Dataset content:

____________

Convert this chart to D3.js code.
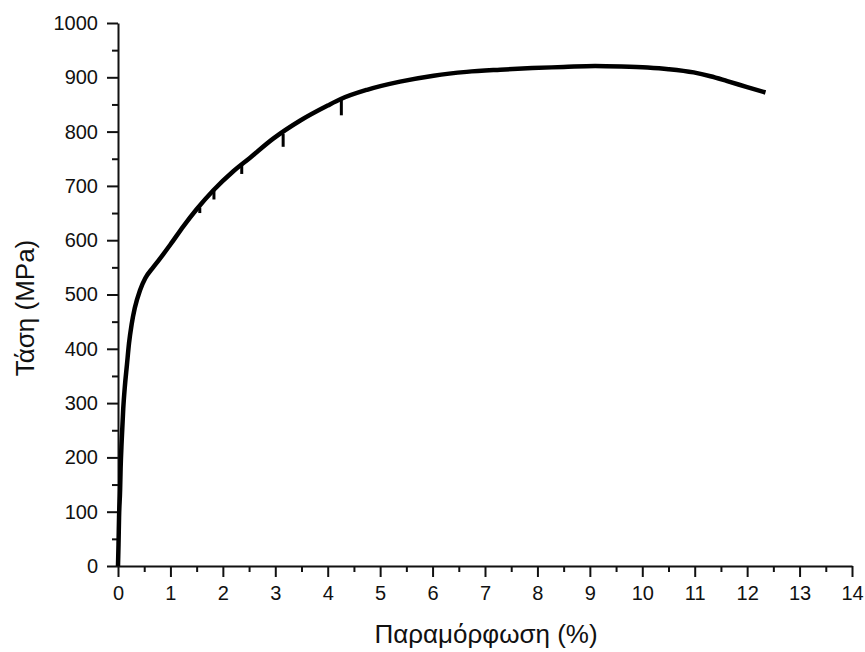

____________

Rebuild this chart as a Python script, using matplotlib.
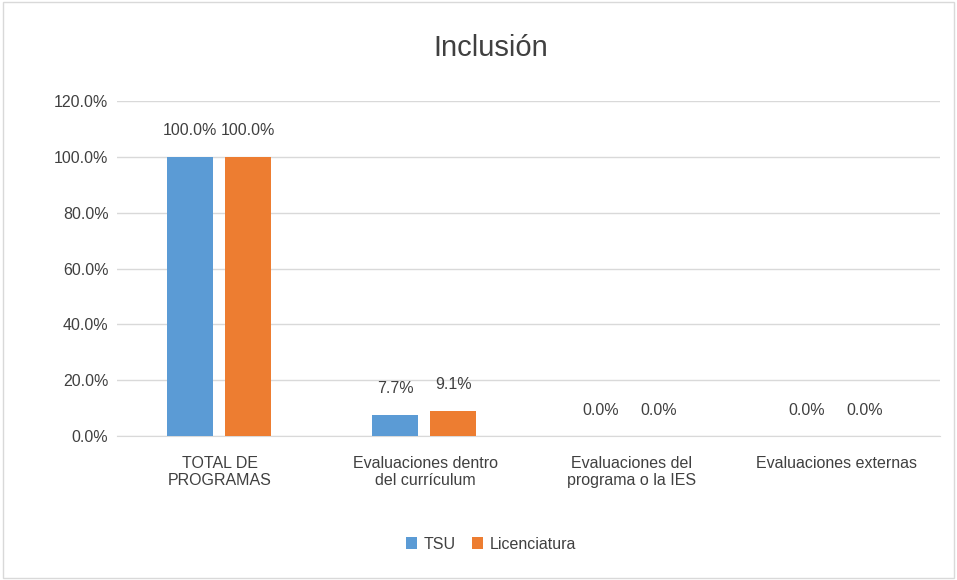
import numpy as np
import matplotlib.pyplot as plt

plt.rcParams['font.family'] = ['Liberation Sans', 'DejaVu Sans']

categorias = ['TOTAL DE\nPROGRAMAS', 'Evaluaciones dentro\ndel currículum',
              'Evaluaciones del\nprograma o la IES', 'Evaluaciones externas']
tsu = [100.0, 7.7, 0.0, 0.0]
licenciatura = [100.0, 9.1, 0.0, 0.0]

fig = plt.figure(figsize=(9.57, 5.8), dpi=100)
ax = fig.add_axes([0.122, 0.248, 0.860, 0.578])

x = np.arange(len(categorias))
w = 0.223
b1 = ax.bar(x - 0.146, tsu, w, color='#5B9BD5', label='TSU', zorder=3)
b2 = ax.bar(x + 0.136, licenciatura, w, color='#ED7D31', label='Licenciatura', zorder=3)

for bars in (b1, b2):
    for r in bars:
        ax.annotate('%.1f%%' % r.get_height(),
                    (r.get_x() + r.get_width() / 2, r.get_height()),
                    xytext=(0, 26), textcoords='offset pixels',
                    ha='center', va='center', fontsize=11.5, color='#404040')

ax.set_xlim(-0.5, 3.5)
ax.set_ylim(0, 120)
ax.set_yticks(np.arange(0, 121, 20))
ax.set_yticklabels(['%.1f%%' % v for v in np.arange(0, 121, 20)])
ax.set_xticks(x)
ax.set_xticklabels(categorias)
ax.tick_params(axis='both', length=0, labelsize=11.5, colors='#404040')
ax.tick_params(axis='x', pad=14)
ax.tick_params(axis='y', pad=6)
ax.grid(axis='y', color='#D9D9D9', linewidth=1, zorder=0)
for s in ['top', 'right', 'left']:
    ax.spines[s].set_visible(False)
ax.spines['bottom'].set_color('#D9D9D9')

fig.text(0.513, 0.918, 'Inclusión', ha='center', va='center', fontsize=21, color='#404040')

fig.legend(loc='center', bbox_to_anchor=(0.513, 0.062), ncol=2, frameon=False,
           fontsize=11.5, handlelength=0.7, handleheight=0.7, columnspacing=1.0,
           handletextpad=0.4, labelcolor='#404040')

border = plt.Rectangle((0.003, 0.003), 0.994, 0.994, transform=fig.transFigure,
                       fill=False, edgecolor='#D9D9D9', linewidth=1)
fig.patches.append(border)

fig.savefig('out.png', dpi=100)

____________

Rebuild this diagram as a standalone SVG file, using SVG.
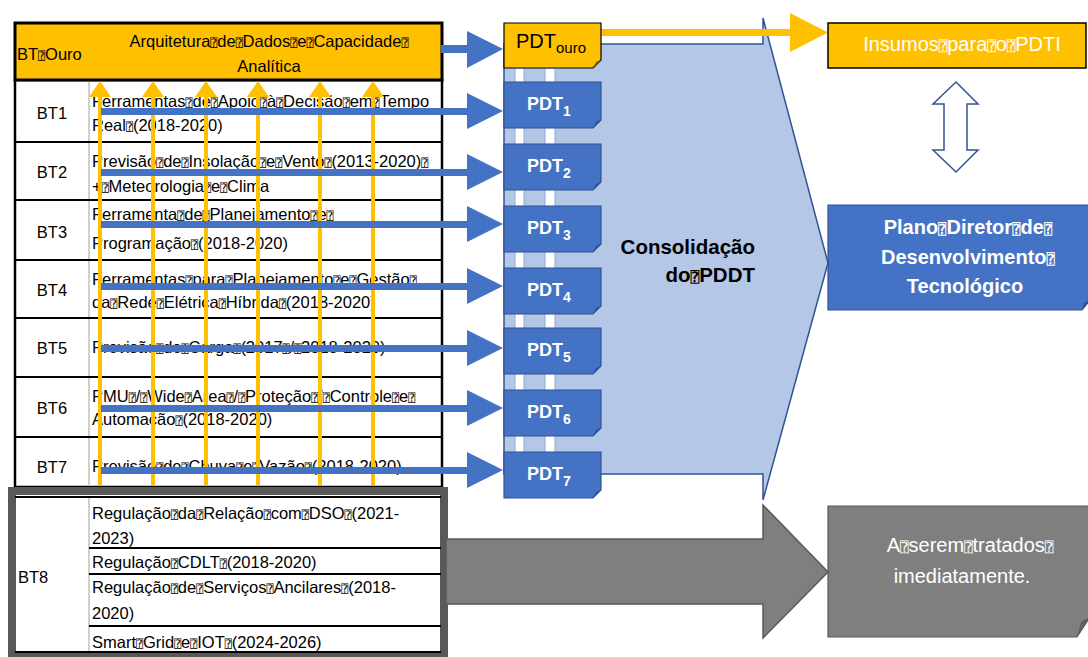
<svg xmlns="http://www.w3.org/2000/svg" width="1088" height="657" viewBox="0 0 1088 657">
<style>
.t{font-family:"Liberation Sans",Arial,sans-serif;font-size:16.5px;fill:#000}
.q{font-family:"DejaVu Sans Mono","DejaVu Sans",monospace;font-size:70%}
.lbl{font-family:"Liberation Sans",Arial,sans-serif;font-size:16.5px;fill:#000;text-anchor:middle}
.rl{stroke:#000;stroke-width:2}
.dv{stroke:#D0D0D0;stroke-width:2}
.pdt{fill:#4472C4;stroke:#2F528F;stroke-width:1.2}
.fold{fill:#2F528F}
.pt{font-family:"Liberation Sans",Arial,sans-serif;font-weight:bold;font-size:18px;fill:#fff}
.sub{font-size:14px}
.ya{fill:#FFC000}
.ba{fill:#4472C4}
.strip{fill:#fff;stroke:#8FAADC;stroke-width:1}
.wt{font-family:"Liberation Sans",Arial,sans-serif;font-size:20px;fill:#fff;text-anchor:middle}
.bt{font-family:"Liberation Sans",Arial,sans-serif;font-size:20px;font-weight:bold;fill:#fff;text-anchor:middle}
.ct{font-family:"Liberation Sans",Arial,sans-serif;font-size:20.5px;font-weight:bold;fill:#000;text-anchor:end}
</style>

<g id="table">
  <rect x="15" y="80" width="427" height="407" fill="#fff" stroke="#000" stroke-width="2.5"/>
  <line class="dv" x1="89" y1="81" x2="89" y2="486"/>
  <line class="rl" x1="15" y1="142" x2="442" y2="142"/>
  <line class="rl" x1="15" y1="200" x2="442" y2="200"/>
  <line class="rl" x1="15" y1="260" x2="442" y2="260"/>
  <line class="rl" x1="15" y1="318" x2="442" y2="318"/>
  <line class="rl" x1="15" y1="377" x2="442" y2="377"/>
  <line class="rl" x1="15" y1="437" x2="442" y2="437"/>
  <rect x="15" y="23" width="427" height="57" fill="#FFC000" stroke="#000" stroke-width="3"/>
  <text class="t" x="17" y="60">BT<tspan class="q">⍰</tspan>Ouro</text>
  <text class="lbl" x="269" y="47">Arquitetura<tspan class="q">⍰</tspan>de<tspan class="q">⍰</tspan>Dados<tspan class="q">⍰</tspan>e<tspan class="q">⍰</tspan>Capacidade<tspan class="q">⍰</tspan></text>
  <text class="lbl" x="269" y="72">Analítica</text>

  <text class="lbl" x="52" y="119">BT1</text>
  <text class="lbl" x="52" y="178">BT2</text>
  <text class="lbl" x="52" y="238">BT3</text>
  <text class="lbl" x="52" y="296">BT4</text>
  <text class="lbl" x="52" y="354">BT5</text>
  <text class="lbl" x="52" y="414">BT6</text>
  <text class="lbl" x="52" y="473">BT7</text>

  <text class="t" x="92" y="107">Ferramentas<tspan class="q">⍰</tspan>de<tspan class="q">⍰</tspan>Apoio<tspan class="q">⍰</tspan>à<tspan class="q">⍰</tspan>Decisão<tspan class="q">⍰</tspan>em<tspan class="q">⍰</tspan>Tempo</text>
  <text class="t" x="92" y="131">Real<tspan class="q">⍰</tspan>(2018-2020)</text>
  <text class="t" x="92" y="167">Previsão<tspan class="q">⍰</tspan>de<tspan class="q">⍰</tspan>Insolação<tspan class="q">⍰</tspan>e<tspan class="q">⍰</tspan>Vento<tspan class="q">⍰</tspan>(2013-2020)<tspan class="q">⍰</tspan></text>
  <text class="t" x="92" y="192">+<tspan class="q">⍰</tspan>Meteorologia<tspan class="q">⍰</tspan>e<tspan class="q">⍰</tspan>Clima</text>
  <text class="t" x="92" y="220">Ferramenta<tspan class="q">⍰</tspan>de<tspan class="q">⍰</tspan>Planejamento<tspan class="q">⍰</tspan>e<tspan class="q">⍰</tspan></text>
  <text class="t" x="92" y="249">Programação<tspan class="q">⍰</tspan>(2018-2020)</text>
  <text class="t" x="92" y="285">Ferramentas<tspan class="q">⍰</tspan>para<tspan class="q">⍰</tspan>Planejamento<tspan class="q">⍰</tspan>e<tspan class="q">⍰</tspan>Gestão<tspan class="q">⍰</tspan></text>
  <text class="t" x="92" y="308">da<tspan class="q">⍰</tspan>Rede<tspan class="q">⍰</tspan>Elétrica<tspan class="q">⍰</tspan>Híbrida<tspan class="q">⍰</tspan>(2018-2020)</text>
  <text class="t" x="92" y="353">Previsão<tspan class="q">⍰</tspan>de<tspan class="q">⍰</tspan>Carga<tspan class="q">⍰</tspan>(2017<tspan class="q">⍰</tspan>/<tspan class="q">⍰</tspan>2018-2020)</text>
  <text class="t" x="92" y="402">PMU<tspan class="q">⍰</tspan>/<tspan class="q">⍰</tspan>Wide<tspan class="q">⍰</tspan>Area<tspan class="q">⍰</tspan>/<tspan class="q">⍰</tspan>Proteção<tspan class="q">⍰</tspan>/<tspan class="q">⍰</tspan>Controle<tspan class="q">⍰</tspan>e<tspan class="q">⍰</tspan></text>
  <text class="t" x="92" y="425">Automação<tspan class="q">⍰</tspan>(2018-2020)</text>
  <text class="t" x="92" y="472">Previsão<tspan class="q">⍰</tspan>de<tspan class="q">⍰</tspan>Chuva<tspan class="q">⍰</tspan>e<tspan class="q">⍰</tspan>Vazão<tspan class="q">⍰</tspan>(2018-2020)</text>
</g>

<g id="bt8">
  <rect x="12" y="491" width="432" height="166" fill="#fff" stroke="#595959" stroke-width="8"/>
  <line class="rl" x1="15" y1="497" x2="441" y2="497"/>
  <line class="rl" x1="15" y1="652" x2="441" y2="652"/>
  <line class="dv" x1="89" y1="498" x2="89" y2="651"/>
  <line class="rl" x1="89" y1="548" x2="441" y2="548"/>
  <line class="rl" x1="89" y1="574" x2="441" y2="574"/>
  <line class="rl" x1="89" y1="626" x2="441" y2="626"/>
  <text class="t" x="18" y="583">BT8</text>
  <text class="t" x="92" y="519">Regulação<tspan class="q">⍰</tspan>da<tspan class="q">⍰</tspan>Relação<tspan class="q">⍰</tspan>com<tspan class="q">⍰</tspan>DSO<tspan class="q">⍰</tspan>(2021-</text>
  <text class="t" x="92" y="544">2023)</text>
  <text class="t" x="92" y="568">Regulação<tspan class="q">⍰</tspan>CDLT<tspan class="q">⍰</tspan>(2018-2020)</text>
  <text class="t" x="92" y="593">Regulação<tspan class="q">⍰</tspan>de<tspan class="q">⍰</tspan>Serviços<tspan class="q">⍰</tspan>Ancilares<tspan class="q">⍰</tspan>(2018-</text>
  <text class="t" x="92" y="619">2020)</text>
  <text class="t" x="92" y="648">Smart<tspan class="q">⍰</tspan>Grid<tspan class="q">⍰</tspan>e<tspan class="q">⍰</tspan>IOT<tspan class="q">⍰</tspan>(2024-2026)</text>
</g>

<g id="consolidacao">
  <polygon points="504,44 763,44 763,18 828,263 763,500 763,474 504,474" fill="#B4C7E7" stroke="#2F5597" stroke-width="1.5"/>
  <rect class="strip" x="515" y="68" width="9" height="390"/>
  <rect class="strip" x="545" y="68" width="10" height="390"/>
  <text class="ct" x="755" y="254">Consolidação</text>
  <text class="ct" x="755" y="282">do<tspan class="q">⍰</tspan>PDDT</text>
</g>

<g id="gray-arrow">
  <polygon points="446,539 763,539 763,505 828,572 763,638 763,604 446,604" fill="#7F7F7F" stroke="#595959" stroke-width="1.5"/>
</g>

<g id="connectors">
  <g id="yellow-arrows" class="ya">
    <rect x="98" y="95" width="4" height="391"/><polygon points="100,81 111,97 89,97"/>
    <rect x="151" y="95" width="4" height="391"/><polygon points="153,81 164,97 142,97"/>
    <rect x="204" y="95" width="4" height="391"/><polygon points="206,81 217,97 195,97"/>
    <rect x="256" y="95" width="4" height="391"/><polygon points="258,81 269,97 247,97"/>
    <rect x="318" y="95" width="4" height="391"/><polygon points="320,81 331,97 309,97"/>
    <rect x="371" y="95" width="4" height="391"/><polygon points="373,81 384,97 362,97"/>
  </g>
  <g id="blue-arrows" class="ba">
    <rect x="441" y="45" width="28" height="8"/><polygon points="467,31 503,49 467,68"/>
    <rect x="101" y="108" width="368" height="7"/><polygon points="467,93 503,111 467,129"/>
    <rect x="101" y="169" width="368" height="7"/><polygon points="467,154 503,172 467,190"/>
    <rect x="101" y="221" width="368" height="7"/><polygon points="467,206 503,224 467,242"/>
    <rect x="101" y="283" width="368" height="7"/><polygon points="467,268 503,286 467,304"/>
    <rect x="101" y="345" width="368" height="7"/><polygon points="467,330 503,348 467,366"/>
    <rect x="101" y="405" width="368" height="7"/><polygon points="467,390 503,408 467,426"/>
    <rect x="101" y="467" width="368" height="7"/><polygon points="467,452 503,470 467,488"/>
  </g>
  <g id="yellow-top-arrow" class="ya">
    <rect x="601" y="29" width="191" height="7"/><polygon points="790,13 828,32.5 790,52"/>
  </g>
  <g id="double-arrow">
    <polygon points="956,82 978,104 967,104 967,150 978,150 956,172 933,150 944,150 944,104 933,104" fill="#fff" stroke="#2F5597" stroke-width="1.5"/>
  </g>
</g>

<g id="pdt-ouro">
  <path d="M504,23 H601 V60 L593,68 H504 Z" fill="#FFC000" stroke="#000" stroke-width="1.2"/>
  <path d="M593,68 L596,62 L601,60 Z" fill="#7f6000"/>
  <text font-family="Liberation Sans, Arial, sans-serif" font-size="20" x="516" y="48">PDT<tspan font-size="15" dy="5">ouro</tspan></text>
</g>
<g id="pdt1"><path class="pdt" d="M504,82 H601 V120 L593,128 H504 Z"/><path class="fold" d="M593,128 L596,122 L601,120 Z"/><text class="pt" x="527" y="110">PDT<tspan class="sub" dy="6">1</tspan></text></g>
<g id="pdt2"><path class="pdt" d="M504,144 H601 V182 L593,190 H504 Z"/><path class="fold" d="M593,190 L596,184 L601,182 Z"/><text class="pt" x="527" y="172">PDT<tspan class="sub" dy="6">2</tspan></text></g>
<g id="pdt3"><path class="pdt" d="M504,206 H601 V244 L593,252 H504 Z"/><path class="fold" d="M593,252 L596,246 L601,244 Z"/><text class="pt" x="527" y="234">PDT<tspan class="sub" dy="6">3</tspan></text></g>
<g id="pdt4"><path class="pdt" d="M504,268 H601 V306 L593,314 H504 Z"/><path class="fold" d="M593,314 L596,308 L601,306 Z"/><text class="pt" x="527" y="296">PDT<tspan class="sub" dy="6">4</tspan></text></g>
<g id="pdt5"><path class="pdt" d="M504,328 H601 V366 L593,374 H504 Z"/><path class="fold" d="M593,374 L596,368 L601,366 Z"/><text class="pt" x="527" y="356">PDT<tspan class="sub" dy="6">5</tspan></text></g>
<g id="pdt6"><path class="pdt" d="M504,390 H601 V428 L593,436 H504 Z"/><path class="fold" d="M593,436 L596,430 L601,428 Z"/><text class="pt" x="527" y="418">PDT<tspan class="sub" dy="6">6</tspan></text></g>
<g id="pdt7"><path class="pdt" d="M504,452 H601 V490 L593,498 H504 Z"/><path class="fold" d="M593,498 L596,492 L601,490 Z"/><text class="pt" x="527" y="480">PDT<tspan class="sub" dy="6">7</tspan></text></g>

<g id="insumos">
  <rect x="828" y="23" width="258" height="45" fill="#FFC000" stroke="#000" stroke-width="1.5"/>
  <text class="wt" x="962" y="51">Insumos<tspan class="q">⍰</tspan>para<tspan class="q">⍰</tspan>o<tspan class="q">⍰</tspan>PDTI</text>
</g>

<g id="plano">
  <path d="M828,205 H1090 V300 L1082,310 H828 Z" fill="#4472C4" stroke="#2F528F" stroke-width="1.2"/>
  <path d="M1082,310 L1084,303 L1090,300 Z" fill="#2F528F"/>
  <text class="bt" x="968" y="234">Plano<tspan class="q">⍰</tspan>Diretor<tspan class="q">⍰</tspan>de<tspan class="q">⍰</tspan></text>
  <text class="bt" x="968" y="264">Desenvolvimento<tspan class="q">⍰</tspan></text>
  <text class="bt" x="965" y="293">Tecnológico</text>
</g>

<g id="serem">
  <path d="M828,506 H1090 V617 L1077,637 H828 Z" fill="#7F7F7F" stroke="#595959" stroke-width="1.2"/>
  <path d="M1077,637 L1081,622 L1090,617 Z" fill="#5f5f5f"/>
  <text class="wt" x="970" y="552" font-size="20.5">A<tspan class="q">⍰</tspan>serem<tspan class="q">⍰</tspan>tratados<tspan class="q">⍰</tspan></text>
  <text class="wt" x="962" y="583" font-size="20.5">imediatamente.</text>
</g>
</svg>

____________

Job: Copy the listing above exactly, but only from the line with "Rebuild this chart" through the line with "b2 = ax.bar(x", including those two lines and excluding any picture.

Written response:
Rebuild this chart as a Python script, using matplotlib.
import numpy as np
import matplotlib.pyplot as plt

plt.rcParams['font.family'] = ['Liberation Sans', 'DejaVu Sans']

categorias = ['TOTAL DE\nPROGRAMAS', 'Evaluaciones dentro\ndel currículum',
              'Evaluaciones del\nprograma o la IES', 'Evaluaciones externas']
tsu = [100.0, 7.7, 0.0, 0.0]
licenciatura = [100.0, 9.1, 0.0, 0.0]

fig = plt.figure(figsize=(9.57, 5.8), dpi=100)
ax = fig.add_axes([0.122, 0.248, 0.860, 0.578])

x = np.arange(len(categorias))
w = 0.223
b1 = ax.bar(x - 0.146, tsu, w, color='#5B9BD5', label='TSU', zorder=3)
b2 = ax.bar(x + 0.136, licenciatura, w, color='#ED7D31', label='Licenciatura', zorder=3)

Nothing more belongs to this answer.